Pullbox Reviews: Kot’s “Generation Gone”… get it before it’s..um…Gone

Generation Gone #1
By Ales Kot, Andre Lima Araujo
Image Comics
Release Date July 19. 2017

By Chris Keefe

My favorite Ales Kot @ales_Kot book was “Change” back in 2012, I think.  I loved the way it flung itself at the off the wall and splattered in metaphysically gaudy colors.  I was less thrilled with his mainstream stuff, but maybe because it was main stuff.  I thought Ales Kot was better when he chose to swim in the weird end of ideas let loose.

So, when I read the blurb in Previews for Generation Gone #1 I was intrigued, and as #1 heads into a second print the intrigue for apparently good reason.

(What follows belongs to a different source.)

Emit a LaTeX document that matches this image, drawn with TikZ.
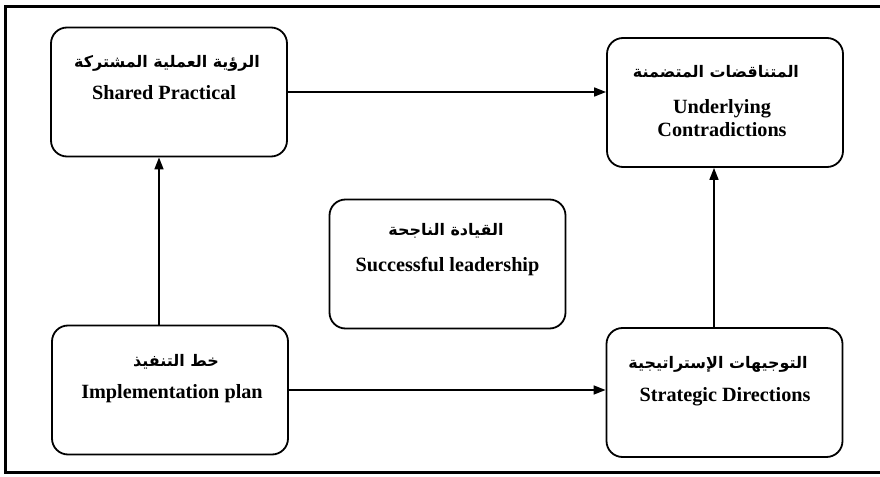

Generation Gone was not as off the wall as I would have like, that’s just me.  The strongest part of the story were two dysfunctional relationships, one between two of the main characters, and the other between government scientist baddie and his military boss, both relationships which can only lead to trouble down the line.  While I wanted a bit more reason for the main characters to be ‘hackers’, like what were they rebelling against, what was ‘bad’ about the world, and why I cared about their cause, like the character’s in Warren Ellis’ “Black Summer”, I was still however drawn into the story.

The art was spare, but very clear, each character clearly recognizable, in a Preacheresque or Manhattan Project sort of way.  The visual story telling was clear and unconfusing, but it was Mr. Kot’s dialogue that really carried the subtleties of this story.  Light turns of phrases and precise timing, conversations a bit uncomfortable.  Okay, not just a bit uncomfortable. And the art at those moments managed to just mirror the creepiness.

Though it was a bit more staid than the more unrestrained Alex Kot that I would have liked, but I’m thinking red herrings laid out in array, so I am curious to see where he takes this.  It has a ton of potential to unwind in quite a spectacular way.